This past week, I attended the Latinos in Social Media (LATISM) Conference in Chicago. I went because I am a fan of social media, I am always willing to learn and I wanted to meet the people I’ve been chatting with on Twitter.
The non-profit organization began with one tweet from founder Ana Roca Castro asking if there were any Latino bloggers out there. And now has become an entire community of social media enthusiasts with over 140,000 members who support each other, share ideas and information, and want to empower all Latinos. So it was no surprise when legendary Latino Civil Rights Leader Dolores Huerta took the stage as a keynote speaker. Her message was powerful: We are one human family. End racism. Be courageous. We (in social media) are ahead of the game. We, the people, are coming together to fight for justice. Our Latino community is a force for good, peace, and justice.
Of course, at the end of the night a friend and I raced over to meet her and have a picture taken with her as we thought, wow! we may not have this chance again. Well, normally, we wouldn’t. This was no normal conference though. Later that night, as a few new friends and I were deciding to have a drink at the hotel bar before turning in, we saw several conference leaders walk in with Dolores Huerta. We greeted them and they were gracious enough to allow us to join them at their table at a wine bar. Yes, I was honored to drink wine (made of grapes) with Dolores Huerta.
A journalist, not on assignment, was in our small group. He asked some amazing questions and Dolores candidly opened up. She shared about personal experiences with César E. Chávez. She shared about boycotting grapes and what it took to do that. She shared that it is important for our local communities to have leaders who make a difference, lead and take action.
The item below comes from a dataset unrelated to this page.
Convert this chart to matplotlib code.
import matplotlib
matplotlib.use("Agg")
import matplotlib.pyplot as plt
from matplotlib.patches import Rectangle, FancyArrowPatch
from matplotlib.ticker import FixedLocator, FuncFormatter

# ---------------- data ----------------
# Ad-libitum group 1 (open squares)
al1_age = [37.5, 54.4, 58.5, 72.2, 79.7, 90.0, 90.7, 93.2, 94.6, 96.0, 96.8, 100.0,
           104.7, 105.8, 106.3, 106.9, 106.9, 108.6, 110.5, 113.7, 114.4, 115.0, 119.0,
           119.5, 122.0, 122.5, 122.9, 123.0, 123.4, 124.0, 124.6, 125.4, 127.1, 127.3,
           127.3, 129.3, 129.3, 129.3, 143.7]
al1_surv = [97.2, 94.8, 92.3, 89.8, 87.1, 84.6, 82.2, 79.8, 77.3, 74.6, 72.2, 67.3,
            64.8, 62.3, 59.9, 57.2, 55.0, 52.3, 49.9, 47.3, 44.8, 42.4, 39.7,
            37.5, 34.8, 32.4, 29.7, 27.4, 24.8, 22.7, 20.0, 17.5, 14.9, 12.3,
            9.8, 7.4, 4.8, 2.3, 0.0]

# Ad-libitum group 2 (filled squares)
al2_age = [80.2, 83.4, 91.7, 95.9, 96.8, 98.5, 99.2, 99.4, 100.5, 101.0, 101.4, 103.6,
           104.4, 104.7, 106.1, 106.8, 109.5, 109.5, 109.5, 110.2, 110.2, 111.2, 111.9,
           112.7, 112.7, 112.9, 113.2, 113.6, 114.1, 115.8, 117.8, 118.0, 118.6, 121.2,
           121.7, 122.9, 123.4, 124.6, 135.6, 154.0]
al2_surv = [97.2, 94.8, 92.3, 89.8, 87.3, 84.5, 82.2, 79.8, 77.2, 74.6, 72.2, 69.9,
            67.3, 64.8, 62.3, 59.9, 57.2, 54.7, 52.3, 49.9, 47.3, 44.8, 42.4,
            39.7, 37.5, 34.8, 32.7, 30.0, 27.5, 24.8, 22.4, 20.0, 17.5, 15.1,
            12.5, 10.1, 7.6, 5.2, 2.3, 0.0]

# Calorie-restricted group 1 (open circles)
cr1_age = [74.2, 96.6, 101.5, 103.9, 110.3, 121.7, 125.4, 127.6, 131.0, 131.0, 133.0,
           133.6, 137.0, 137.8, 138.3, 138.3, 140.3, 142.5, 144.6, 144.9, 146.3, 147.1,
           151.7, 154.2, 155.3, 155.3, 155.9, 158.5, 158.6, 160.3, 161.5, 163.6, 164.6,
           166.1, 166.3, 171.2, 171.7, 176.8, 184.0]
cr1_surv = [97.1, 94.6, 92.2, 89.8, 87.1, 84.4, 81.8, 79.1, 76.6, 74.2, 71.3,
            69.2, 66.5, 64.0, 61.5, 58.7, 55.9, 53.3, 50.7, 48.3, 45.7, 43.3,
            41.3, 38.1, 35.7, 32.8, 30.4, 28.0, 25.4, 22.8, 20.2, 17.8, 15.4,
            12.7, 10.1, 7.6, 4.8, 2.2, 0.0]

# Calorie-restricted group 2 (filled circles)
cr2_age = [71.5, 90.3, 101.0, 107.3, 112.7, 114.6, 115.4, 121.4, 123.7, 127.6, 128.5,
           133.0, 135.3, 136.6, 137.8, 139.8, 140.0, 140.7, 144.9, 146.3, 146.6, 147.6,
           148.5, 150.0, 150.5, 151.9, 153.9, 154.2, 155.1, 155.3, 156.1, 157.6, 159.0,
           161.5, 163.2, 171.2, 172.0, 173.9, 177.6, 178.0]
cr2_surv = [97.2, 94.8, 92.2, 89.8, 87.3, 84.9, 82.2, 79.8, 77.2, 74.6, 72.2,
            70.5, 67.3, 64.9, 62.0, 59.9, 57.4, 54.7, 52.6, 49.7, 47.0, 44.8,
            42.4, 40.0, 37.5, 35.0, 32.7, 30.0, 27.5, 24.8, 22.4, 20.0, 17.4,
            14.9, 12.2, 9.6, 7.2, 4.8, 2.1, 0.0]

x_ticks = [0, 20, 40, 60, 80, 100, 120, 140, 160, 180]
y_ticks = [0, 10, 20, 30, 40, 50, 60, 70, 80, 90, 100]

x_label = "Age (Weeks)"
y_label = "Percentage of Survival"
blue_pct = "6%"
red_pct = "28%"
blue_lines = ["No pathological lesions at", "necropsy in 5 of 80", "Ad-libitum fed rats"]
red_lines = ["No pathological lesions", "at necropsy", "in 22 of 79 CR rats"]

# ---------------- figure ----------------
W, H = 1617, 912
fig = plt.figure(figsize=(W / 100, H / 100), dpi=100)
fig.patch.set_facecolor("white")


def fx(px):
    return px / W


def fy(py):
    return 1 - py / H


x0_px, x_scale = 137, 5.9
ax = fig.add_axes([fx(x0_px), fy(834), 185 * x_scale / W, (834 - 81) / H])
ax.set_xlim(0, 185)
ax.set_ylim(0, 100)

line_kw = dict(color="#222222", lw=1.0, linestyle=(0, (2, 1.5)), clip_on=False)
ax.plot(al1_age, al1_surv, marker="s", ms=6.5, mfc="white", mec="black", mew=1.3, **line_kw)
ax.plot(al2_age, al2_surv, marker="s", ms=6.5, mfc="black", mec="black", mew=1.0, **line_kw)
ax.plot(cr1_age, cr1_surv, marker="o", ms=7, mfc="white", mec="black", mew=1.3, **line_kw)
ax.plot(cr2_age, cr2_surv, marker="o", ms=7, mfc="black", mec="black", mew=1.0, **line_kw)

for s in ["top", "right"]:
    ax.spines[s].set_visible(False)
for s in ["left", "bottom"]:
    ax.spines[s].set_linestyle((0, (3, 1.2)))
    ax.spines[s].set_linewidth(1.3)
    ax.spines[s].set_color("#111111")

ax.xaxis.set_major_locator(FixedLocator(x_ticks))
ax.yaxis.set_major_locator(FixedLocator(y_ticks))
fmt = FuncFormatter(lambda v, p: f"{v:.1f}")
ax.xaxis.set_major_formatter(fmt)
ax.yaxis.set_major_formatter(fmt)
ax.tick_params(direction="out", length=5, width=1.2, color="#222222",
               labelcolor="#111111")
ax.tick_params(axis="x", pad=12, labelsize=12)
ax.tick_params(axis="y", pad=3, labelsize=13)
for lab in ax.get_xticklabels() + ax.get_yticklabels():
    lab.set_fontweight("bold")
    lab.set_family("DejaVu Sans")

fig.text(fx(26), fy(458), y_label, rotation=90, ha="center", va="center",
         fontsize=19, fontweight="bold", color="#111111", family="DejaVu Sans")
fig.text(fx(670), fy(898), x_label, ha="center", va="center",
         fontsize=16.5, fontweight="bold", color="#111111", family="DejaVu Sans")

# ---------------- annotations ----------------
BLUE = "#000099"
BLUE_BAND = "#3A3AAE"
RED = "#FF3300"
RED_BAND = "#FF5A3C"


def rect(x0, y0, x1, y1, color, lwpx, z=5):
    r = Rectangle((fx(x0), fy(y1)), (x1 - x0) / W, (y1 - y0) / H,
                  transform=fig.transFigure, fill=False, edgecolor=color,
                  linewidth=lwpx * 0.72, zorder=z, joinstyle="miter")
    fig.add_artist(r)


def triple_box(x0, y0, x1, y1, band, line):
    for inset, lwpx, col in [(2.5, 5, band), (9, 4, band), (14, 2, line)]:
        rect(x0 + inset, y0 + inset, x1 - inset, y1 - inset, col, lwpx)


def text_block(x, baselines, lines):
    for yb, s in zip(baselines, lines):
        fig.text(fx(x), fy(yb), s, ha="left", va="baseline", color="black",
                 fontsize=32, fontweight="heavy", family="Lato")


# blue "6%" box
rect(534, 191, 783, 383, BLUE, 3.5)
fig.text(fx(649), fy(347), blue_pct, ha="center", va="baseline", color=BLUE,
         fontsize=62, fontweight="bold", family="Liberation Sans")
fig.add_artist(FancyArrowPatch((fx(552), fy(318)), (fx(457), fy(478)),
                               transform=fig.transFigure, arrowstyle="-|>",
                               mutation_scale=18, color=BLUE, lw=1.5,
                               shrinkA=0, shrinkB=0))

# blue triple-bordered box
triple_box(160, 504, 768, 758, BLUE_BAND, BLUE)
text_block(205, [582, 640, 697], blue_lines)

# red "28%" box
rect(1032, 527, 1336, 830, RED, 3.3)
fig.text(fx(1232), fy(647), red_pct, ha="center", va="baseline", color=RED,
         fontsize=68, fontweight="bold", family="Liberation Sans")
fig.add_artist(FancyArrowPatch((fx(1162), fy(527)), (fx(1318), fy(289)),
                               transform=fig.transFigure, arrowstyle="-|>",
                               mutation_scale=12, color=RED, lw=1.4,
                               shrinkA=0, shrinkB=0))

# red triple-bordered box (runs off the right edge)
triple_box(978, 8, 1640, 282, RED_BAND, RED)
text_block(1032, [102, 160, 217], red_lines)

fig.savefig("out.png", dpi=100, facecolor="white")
She encouraged the young generation to work for justice not for material things in life. “You don’t see a hearse with a U-haul attached. You can’t take the stuff with you.”
I personally had questions of my own. I wanted to know if she felt like she was ever in César’s shadow. She replied that at the time she wasn’t concerned about that, she was fighting for ‘la raza’. She was occupied with talking about grapes, not women’s rights. Not until later did she face that dilemma. And she dealt with it. She had become friends with Gloria Steinem after all.
She had shared that she was in her mid 30’s when she started working with César. Me being in my mid 30’s I had to ask, how can my life and work honor her work. She answered simply: Work for justice.
The conversation with Dolores Huerta was a once in a lifetime experience for me. I didn’t in a million years expect to meet her in person, much less get to spend almost 2 hours talking about her life experiences. She grabbed and held my hand as we walked out and shared another story. It was like listening to a great Tía tell you family stories.
I am inspired by this woman who spoke gently about work that has changed this country. Sharing came easily to her and the simplicity of what she said amazed me.
I returned home and replay the conversation in my mind. It would have been rude to take notes at the table (even though that’s what I really wanted to do.) And I ask myself, what work will I do in my community that will be for justice? I don’t know the answer right now but I do know that not doing any work, will not honor what César and Dolores have done for the Latino community.
I am humbled and blessed by this experience. Thank you Latism, Thank you God!